• Exercise objective: Could you repeat, exactly as they stand, the lines between the one with "Generate a web" and the one with "var labelColors = ['#ffffff','#404040','#404040'];", inclusive, minus the pictures?

Source code of charts:
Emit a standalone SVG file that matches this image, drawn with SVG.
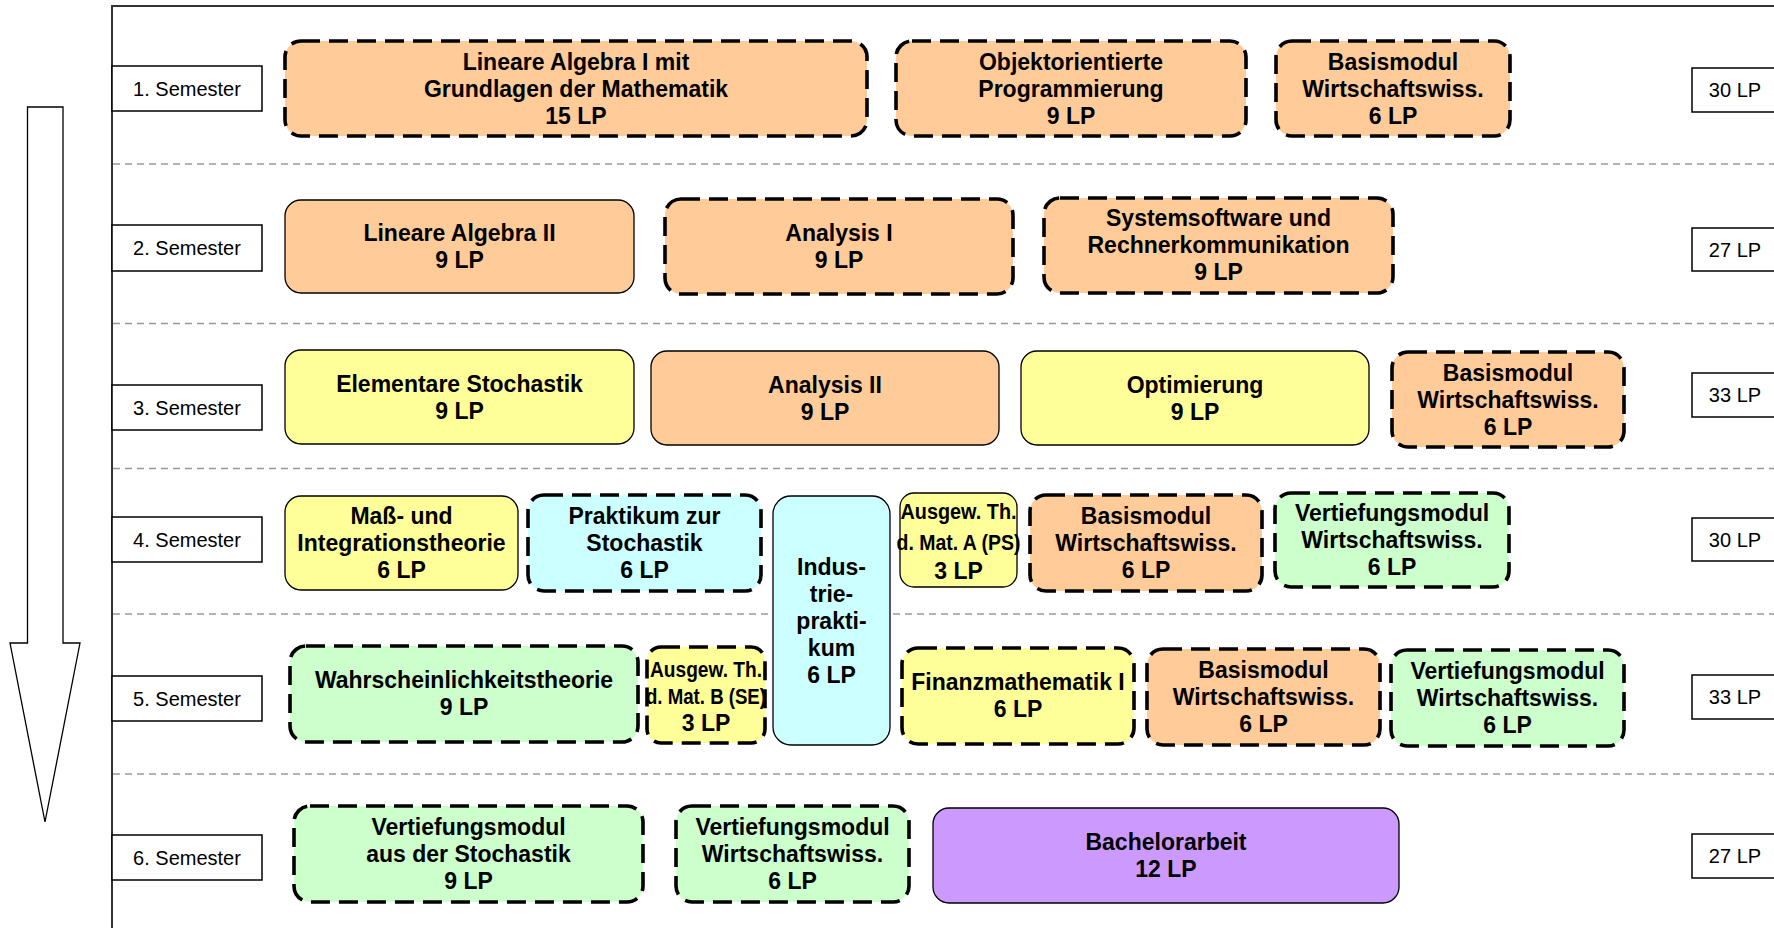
<svg xmlns="http://www.w3.org/2000/svg" width="1774" height="928" viewBox="0 0 1774 928">
<style>
.bg{fill:#ffffff}
.frame{fill:none;stroke:#333333;stroke-width:2}
.sep{stroke:#999999;stroke-width:1.6;stroke-dasharray:7 5}
.sem{fill:#ffffff;stroke:#000000;stroke-width:1.5}
.semt{font-family:"Liberation Sans",Arial,sans-serif;font-size:20px;fill:#000;text-anchor:middle}
.solid{stroke:#000000;stroke-width:1.3}
.dash{stroke:#000000;stroke-width:3.6;stroke-dasharray:19 9}
.o{fill:#FFCC99}.y{fill:#FFFF99}.c{fill:#CCFFFF}.g{fill:#CCFFCC}.p{fill:#CC99FF}
.t{font-family:"Liberation Sans",Arial,sans-serif;font-size:23px;font-weight:bold;fill:#000;text-anchor:middle}
.ts{font-family:"Liberation Sans",Arial,sans-serif;font-size:22px;font-weight:bold;fill:#000;text-anchor:middle}
.arrow{fill:#ffffff;stroke:#000000;stroke-width:1.3}
</style>
<rect class="bg" x="0" y="0" width="1774" height="928"/>
<g id="frame">
<rect class="frame" x="112" y="6" width="1700" height="960"/>
<line class="sep" x1="113" y1="164" x2="1774" y2="164"/>
<line class="sep" x1="113" y1="323.5" x2="1774" y2="323.5"/>
<line class="sep" x1="113" y1="468.5" x2="1774" y2="468.5"/>
<line class="sep" x1="113" y1="614" x2="1774" y2="614"/>
<line class="sep" x1="113" y1="774" x2="1774" y2="774"/>
</g>
<g id="connectors">
<polygon id="time-arrow" class="arrow" points="27.5,107 63,107 63,643 80,643 45,822 10,643 27.5,643"/>
</g>
<g id="semesters">
<g id="sem1"><rect class="sem" x="112" y="66" width="150" height="45"/><text class="semt" x="187" y="95.5">1. Semester</text></g>
<g id="sem2"><rect class="sem" x="112" y="225" width="150" height="46"/><text class="semt" x="187" y="255">2. Semester</text></g>
<g id="sem3"><rect class="sem" x="112" y="385" width="150" height="45"/><text class="semt" x="187" y="414.5">3. Semester</text></g>
<g id="sem4"><rect class="sem" x="112" y="517" width="150" height="45"/><text class="semt" x="187" y="546.5">4. Semester</text></g>
<g id="sem5"><rect class="sem" x="112" y="676" width="150" height="45"/><text class="semt" x="187" y="705.5">5. Semester</text></g>
<g id="sem6"><rect class="sem" x="112" y="835" width="150" height="45"/><text class="semt" x="187" y="864.5">6. Semester</text></g>
</g>
<g id="credits">
<g id="lp1"><rect class="sem" x="1692" y="68" width="90" height="44"/><text class="semt" x="1735" y="97">30 LP</text></g>
<g id="lp2"><rect class="sem" x="1692" y="228" width="90" height="43"/><text class="semt" x="1735" y="256.5">27 LP</text></g>
<g id="lp3"><rect class="sem" x="1692" y="373" width="90" height="44"/><text class="semt" x="1735" y="402">33 LP</text></g>
<g id="lp4"><rect class="sem" x="1692" y="518" width="90" height="43"/><text class="semt" x="1735" y="546.5">30 LP</text></g>
<g id="lp5"><rect class="sem" x="1692" y="675" width="90" height="44"/><text class="semt" x="1735" y="704">33 LP</text></g>
<g id="lp6"><rect class="sem" x="1692" y="834" width="90" height="44"/><text class="semt" x="1735" y="863">27 LP</text></g>
</g>
<g id="n1"><rect class="o dash" x="285" y="41" width="582" height="95" rx="16"/><text class="t" x="576" y="69.5">Lineare Algebra I mit</text><text class="t" x="576" y="96.5">Grundlagen der Mathematik</text><text class="t" x="576" y="123.5">15 LP</text></g>
<g id="n2"><rect class="o dash" x="896" y="41" width="350" height="95" rx="16"/><text class="t" x="1071" y="69.5">Objektorientierte</text><text class="t" x="1071" y="96.5">Programmierung</text><text class="t" x="1071" y="123.5">9 LP</text></g>
<g id="n3"><rect class="o dash" x="1276" y="41" width="234" height="95" rx="16"/><text class="t" x="1393" y="69.5">Basismodul</text><text class="t" x="1393" y="96.5">Wirtschaftswiss.</text><text class="t" x="1393" y="123.5">6 LP</text></g>
<g id="n4"><rect class="o solid" x="285" y="200" width="349" height="93" rx="16"/><text class="t" x="459.5" y="241">Lineare Algebra II</text><text class="t" x="459.5" y="268">9 LP</text></g>
<g id="n5"><rect class="o dash" x="665" y="199" width="348" height="95" rx="16"/><text class="t" x="839" y="241">Analysis I</text><text class="t" x="839" y="268">9 LP</text></g>
<g id="n6"><rect class="o dash" x="1044" y="198" width="349" height="95" rx="16"/><text class="t" x="1218.5" y="226">Systemsoftware und</text><text class="t" x="1218.5" y="253">Rechnerkommunikation</text><text class="t" x="1218.5" y="280">9 LP</text></g>
<g id="n7"><rect class="y solid" x="285" y="350" width="349" height="94" rx="16"/><text class="t" x="459.5" y="391.5">Elementare Stochastik</text><text class="t" x="459.5" y="418.5">9 LP</text></g>
<g id="n8"><rect class="o solid" x="651" y="351" width="348" height="94" rx="16"/><text class="t" x="825" y="392.5">Analysis II</text><text class="t" x="825" y="419.5">9 LP</text></g>
<g id="n9"><rect class="y solid" x="1021" y="351" width="348" height="94" rx="16"/><text class="t" x="1195" y="392.5">Optimierung</text><text class="t" x="1195" y="419.5">9 LP</text></g>
<g id="n10"><rect class="o dash" x="1392" y="352" width="232" height="95" rx="16"/><text class="t" x="1508" y="380.5">Basismodul</text><text class="t" x="1508" y="407.5">Wirtschaftswiss.</text><text class="t" x="1508" y="434.5">6 LP</text></g>
<g id="n11"><rect class="y solid" x="285" y="496" width="233" height="94" rx="16"/><text class="t" x="401.5" y="524">Maß- und</text><text class="t" x="401.5" y="551">Integrationstheorie</text><text class="t" x="401.5" y="578">6 LP</text></g>
<g id="n12"><rect class="c dash" x="528" y="495" width="233" height="96" rx="16"/><text class="t" x="644.5" y="524">Praktikum zur</text><text class="t" x="644.5" y="551">Stochastik</text><text class="t" x="644.5" y="578">6 LP</text></g>
<g id="n13"><rect class="c solid" x="773" y="496" width="117" height="249" rx="18"/><text class="t" x="831.5" y="575">Indus-</text><text class="t" x="831.5" y="602">trie-</text><text class="t" x="831.5" y="629">prakti-</text><text class="t" x="831.5" y="656">kum</text><text class="t" x="831.5" y="683">6 LP</text></g>
<g id="n14"><rect class="y solid" x="900" y="493" width="117" height="94" rx="14"/><text class="ts" x="958.5" y="519" textLength="116" lengthAdjust="spacingAndGlyphs">Ausgew. Th.</text><text class="ts" x="958.5" y="550" textLength="124" lengthAdjust="spacingAndGlyphs">d. Mat. A (PS)</text><text class="t" x="958.5" y="579">3 LP</text></g>
<g id="n15"><rect class="o dash" x="1030" y="495" width="232" height="96" rx="16"/><text class="t" x="1146" y="524">Basismodul</text><text class="t" x="1146" y="551">Wirtschaftswiss.</text><text class="t" x="1146" y="578">6 LP</text></g>
<g id="n16"><rect class="g dash" x="1275" y="493" width="234" height="94" rx="16"/><text class="t" x="1392" y="521">Vertiefungsmodul</text><text class="t" x="1392" y="548">Wirtschaftswiss.</text><text class="t" x="1392" y="575">6 LP</text></g>
<g id="n17"><rect class="g dash" x="290" y="646" width="348" height="96" rx="16"/><text class="t" x="464" y="688">Wahrscheinlichkeitstheorie</text><text class="t" x="464" y="715">9 LP</text></g>
<g id="n18"><rect class="y dash" x="647" y="647" width="118" height="96" rx="14"/><text class="ts" x="706" y="677" textLength="112" lengthAdjust="spacingAndGlyphs">Ausgew. Th.</text><text class="ts" x="706" y="704" textLength="120" lengthAdjust="spacingAndGlyphs">d. Mat. B (SE)</text><text class="t" x="706" y="731">3 LP</text></g>
<g id="n19"><rect class="y dash" x="902" y="648" width="232" height="96" rx="16"/><text class="t" x="1018" y="690">Finanzmathematik I</text><text class="t" x="1018" y="717">6 LP</text></g>
<g id="n20"><rect class="o dash" x="1147" y="649" width="233" height="96" rx="16"/><text class="t" x="1263.5" y="678">Basismodul</text><text class="t" x="1263.5" y="705">Wirtschaftswiss.</text><text class="t" x="1263.5" y="732">6 LP</text></g>
<g id="n21"><rect class="g dash" x="1391" y="650" width="233" height="96" rx="16"/><text class="t" x="1507.5" y="679">Vertiefungsmodul</text><text class="t" x="1507.5" y="706">Wirtschaftswiss.</text><text class="t" x="1507.5" y="733">6 LP</text></g>
<g id="n22"><rect class="g dash" x="294" y="806" width="349" height="96" rx="16"/><text class="t" x="468.5" y="835">Vertiefungsmodul</text><text class="t" x="468.5" y="862">aus der Stochastik</text><text class="t" x="468.5" y="889">9 LP</text></g>
<g id="n23"><rect class="g dash" x="676" y="806" width="233" height="96" rx="16"/><text class="t" x="792.5" y="835">Vertiefungsmodul</text><text class="t" x="792.5" y="862">Wirtschaftswiss.</text><text class="t" x="792.5" y="889">6 LP</text></g>
<g id="n24"><rect class="p solid" x="933" y="808" width="466" height="95" rx="16"/><text class="t" x="1166" y="850">Bachelorarbeit</text><text class="t" x="1166" y="877">12 LP</text></g>
</svg>
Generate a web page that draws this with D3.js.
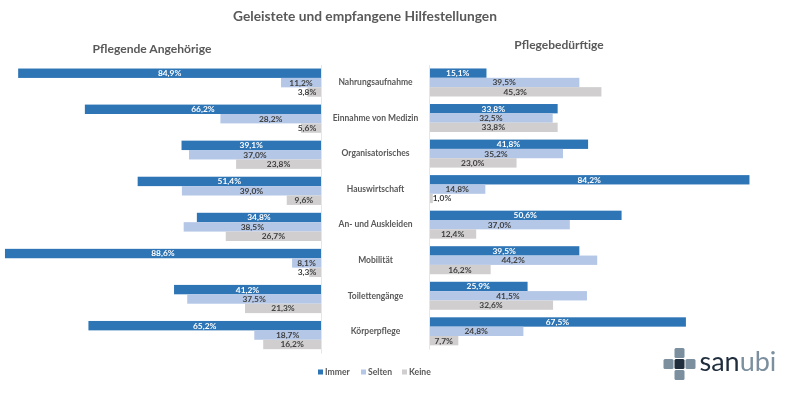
<!DOCTYPE html>
<html lang="de">
<head>
<meta charset="utf-8">
<title>Geleistete und empfangene Hilfestellungen</title>
<script src="https://cdn.jsdelivr.net/npm/d3@7"></script>
<style>
    html, body { margin: 0; padding: 0; background: #fff; }
    /* the reference is a soft, scaled-down screenshot */
    svg { display: block; filter: blur(0.35px); }
    text { font-family: Lato, "Open Sans", sans-serif; font-weight: 700; }
</style>
</head>
<body>
<div id="chart"></div>
<script>
var categories = ['Nahrungsaufnahme','Einnahme von Medizin','Organisatorisches','Hauswirtschaft','An- und Auskleiden','Mobilität','Toilettengänge','Körperpflege'];
var seriesNames = ['Immer','Selten','Keine'];
var seriesColors = ['#2E75B6','#B4C7E7','#D0CECE'];
var labelColors = ['#ffffff','#404040','#404040'];

// Pflegende Angehoerige
var angehoerigeImmer = [84.9,66.2,39.1,51.4,34.8,88.6,41.2,65.2];
var angehoerigeSelten = [11.2,28.2,37.0,39.0,38.5,8.1,37.5,18.7];
var angehoerigeKeine = [3.8,5.6,23.8,9.6,26.7,3.3,21.3,16.2];

// Pflegebeduerftige
var beduerftigeImmer = [15.1,33.8,41.8,84.2,50.6,39.5,25.9,67.5];
var beduerftigeSelten = [39.5,32.5,35.2,14.8,37.0,44.2,41.5,24.8];
var beduerftigeKeine = [45.3,33.8,23.0,1.0,12.4,16.2,32.6,7.7];

var svgWidth = 800;
var svgHeight = 393;

var svg = d3.select('#chart').append('svg')
    .attr('width', svgWidth)
    .attr('height', svgHeight);

var axisLeftX = 321;
var axisRightX = 429;
var pxLeft = 3.567;   // px per percent
var pxRight = 3.806;

var xLeft = d3.scaleLinear().domain([0, 100]).range([axisLeftX, axisLeftX - pxLeft * 100]);
var xRight = d3.scaleLinear().domain([0, 100]).range([axisRightX, axisRightX + pxRight * 100]);

var yLeft = d3.scaleBand().domain(categories).range([64.6, 353.1]).paddingInner(0.218).paddingOuter(0.109);
var yRight = d3.scaleBand().domain(categories).range([64.7, 349.1]).paddingInner(0.212).paddingOuter(0.106);

var fmt = d => d.toFixed(1).replace('.', ',') + '%';

function drawPanel(seriesList, x, y, side) {
    var inner = d3.scaleBand().domain(seriesNames).range([0, y.bandwidth()]);
    var panel = svg.append('g');

    seriesList.forEach((values, s) => {
        var name = seriesNames[s];
        var g = panel.append('g');

        g.selectAll('rect')
            .data(values)
            .join('rect')
            .attr('x', d => Math.min(x(0), x(d)))
            .attr('y', (d, i) => y(categories[i]) + inner(name))
            .attr('width', d => Math.abs(x(d) - x(0)))
            .attr('height', inner.bandwidth())
            .attr('fill', seriesColors[s]);

        // short bars: Excel pushes the label away from the axis so it stays readable
        g.selectAll('text')
            .data(values)
            .join('text')
            .attr('x', d => {
                var mid = (x(0) + x(d)) / 2;
                return side == 'left' ? Math.min(mid, x(0) - 14) : Math.max(mid, x(0) + 13);
            })
            .attr('y', (d, i) => y(categories[i]) + inner(name) + inner.bandwidth() / 2)
            .attr('dy', '0.35em')
            .attr('text-anchor', 'middle')
            .attr('font-size', 8.4)
            .attr('fill', labelColors[s])
            .text(fmt);
    });
}

drawPanel([angehoerigeImmer, angehoerigeSelten, angehoerigeKeine], xLeft, yLeft, 'left');
drawPanel([beduerftigeImmer, beduerftigeSelten, beduerftigeKeine], xRight, yRight, 'right');

// Axis lines without ticks
[[axisLeftX, yLeft], [axisRightX, yRight]].forEach(a => {
    var axisG = svg.append('g')
        .attr('transform', `translate(${a[0]},0)`)
        .call(d3.axisLeft(a[1]).tickSize(0).tickFormat(''));
    axisG.select('.domain').attr('stroke', '#e6e6e6');
});

// Category labels sit between the two panels
var catAxis = svg.append('g')
    .attr('transform', 'translate(375.5,0)')
    .call(d3.axisRight(yRight).tickSize(0).tickPadding(0));
catAxis.select('.domain').remove();
catAxis.selectAll('text')
    .attr('text-anchor', 'middle')
    .attr('font-size', 8.5)
    .attr('fill', '#595959')
    .style('font-family', 'Lato, sans-serif');

// Titles
svg.append('text').attr('x', 365).attr('y', 21).attr('text-anchor', 'middle')
    .attr('font-size', 13.75).attr('fill', '#595959').text('Geleistete und empfangene Hilfestellungen');
svg.append('text').attr('x', 152).attr('y', 53).attr('text-anchor', 'middle')
    .attr('font-size', 12.1).attr('fill', '#595959').text('Pflegende Angehörige');
svg.append('text').attr('x', 559).attr('y', 49).attr('text-anchor', 'middle')
    .attr('font-size', 12).attr('fill', '#595959').text('Pflegebedürftige');

// Legend
var legendX = [318, 361, 402];
var legend = svg.append('g').selectAll('g')
    .data(seriesNames)
    .join('g')
    .attr('transform', (d, i) => `translate(${legendX[i]},372)`);
legend.append('rect')
    .attr('y', -2.5).attr('width', 5).attr('height', 5)
    .attr('fill', (d, i) => seriesColors[i]);
legend.append('text')
    .attr('x', 7).attr('dy', '0.35em')
    .attr('font-size', 8.6).attr('fill', '#595959')
    .text(d => d);

// sanubi logo
var logo = svg.append('g').attr('transform', 'translate(679.5,364)');
var logoCells = [[0,-11,'#7b8f9e'],[-11,0,'#7b8f9e'],[11,0,'#7b8f9e'],[0,11,'#7b8f9e'],[0,0,'#1f2d3d']];
logo.selectAll('rect')
    .data(logoCells)
    .join('rect')
    .attr('x', d => d[0] - 5)
    .attr('y', d => d[1] - 5)
    .attr('width', 10)
    .attr('height', 10)
    .attr('rx', 1.5)
    .attr('fill', d => d[2]);
var logoText = svg.append('text')
    .attr('x', 699.5).attr('y', 371)
    .attr('font-size', 27)
    .style('font-weight', 400);
logoText.append('tspan').attr('fill', '#1f2d3d').text('san');
logoText.append('tspan').attr('fill', '#7b8f9e').text('ubi');
</script>
</body>
</html>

• Solution below:
Generate a web page that draws this with D3.js.
<!DOCTYPE html>
<html lang="de">
<head>
<meta charset="utf-8">
<title>Geleistete und empfangene Hilfestellungen</title>
<script src="https://cdn.jsdelivr.net/npm/d3@7"></script>
<style>
    html, body { margin: 0; padding: 0; background: #fff; }
    /* the reference is a soft, scaled-down screenshot */
    svg { display: block; filter: blur(0.35px); }
    text { font-family: Lato, "Open Sans", sans-serif; font-weight: 700; }
</style>
</head>
<body>
<div id="chart"></div>
<script>
var categories = ['Nahrungsaufnahme','Einnahme von Medizin','Organisatorisches','Hauswirtschaft','An- und Auskleiden','Mobilität','Toilettengänge','Körperpflege'];
var seriesNames = ['Immer','Selten','Keine'];
var seriesColors = ['#2E75B6','#B4C7E7','#D0CECE'];
var labelColors = ['#ffffff','#404040','#404040'];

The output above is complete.